Tags

, , , ,


This is part two of Lindsay Bowley’s guest post from last week. Check out part one.

I chose to ask my 8th graders to give me candid advice on what teachers can do to create an environment where they feel loved, comfortable, and free to learn.  Their answers, not at all what I expected, blew me away and gave me a lot to think about as I prepare for the upcoming school year. Although this advice applies to teachers, it can translate into any situation where an adult is a caretaker of a child.

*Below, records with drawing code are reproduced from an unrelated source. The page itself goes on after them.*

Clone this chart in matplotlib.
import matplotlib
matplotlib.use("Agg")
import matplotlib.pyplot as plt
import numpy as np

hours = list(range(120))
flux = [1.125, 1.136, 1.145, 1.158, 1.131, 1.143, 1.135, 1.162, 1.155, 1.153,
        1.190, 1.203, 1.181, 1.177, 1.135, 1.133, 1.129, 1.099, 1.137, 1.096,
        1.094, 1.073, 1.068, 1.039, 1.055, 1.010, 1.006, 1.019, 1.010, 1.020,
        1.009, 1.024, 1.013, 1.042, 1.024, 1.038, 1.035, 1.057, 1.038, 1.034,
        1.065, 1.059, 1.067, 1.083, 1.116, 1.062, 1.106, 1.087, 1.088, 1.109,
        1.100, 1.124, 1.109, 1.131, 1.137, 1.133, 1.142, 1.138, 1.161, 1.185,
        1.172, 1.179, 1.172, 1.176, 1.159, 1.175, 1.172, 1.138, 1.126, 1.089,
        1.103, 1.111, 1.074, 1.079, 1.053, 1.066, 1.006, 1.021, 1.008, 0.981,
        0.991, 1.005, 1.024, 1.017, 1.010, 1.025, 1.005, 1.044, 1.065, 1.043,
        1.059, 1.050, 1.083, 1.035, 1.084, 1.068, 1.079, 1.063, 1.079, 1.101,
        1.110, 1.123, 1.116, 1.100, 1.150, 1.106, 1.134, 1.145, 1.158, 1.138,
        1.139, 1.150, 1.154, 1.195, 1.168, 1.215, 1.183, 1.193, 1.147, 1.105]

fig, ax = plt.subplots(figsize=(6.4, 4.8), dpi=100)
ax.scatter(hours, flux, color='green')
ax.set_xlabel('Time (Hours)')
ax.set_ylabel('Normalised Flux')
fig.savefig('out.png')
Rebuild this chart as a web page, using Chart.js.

  1. Don’t be a hypocrite.  Students can spot, from a mile away, hypocrisy. If you tell them not to gossip, but they see you gossiping, they will notice.  If you ask them not to chew gum, but you chew gum yourself, they will notice.  Students have a keen sense of fairness, and they lose respect for you if your actions don’t match your words.
  2. Be willing to be wrong.  When you goof up or mistakenly accuse a child of doing something wrong when they are not incorrect, own up to it.  Kids need to see that their teachers are human and make blunders just like they do.  If students catch on that you refuse to acknowledge making a mistake, you may lose respect and authority in their eyes.
  3. Don’t pick favorites.  As teachers, we all know that it is wrong to pick favorites in class.  What we may not realize, however, is that it may come across to students that their teachers have favorites when they actually don’t. Allowing only a certain few to answer questions or overlooking some kids’ faults while harping on others can come across as showing favoritism.  This has the potential of communicating to students that you are not approachable.
  4. Be confident.  Middle schoolers can be especially crafty at making teachers feel bad.  They can sometimes twist situations to make them lose confidence, giving the upper hand.  My students shared with me that they respect teachers who maintain authority with confidence and professionalism despite the comments, attitudes, and actions of the other kids in the room.
  5. Have a good attitude.   Kids want teachers who look at situations with positivity, not assuming the worst but assuming the best. Our attitude impacts their attitude.  The moment a teacher walks in to work, they are setting the tone of the classroom.
  6. Don’t take your bad mood out on the kids.  Everyone has a rough day.  So many teachers have those horror class periods that never seem to end or that one student who gets on their last nerve.  However, that does not give teachers the right to take their bad mood out on the students.  When the class period changes, it is important to start the next one with a clean slate, leaving prior emotions at the door.
  7. Discipline fairly.  My students mentioned specifically that it bothered them when a teacher doesn’t discipline evenly.  If a troublesome student does something wrong, teachers are quick to pay attention to it, but sometimes when kids who never get in trouble do the same thing, nothing is said.  Even though teachers know what they are doing, the kids see this as unfair and even as “targeting” certain students.
  8. Be happy.  This statement, as simple as it sounds, is very important.  Kids want to know that the adults in their life enjoy waking up every morning and working with them.  Being happy to see them shows them that they are valued.

 

 

 

 

 

 

The teaching profession, as well as any profession where adults are caretakers of children, is so important.  Caretakers may be the only loving adult a child will ever see throughout their day and their only glimpse of someone who is reliable and safe.  Being fair, having a positive attitude, and following through with discipline when working with kids can have a huge impact when setting up that child for success!  Don’t let kids fall through the cracks!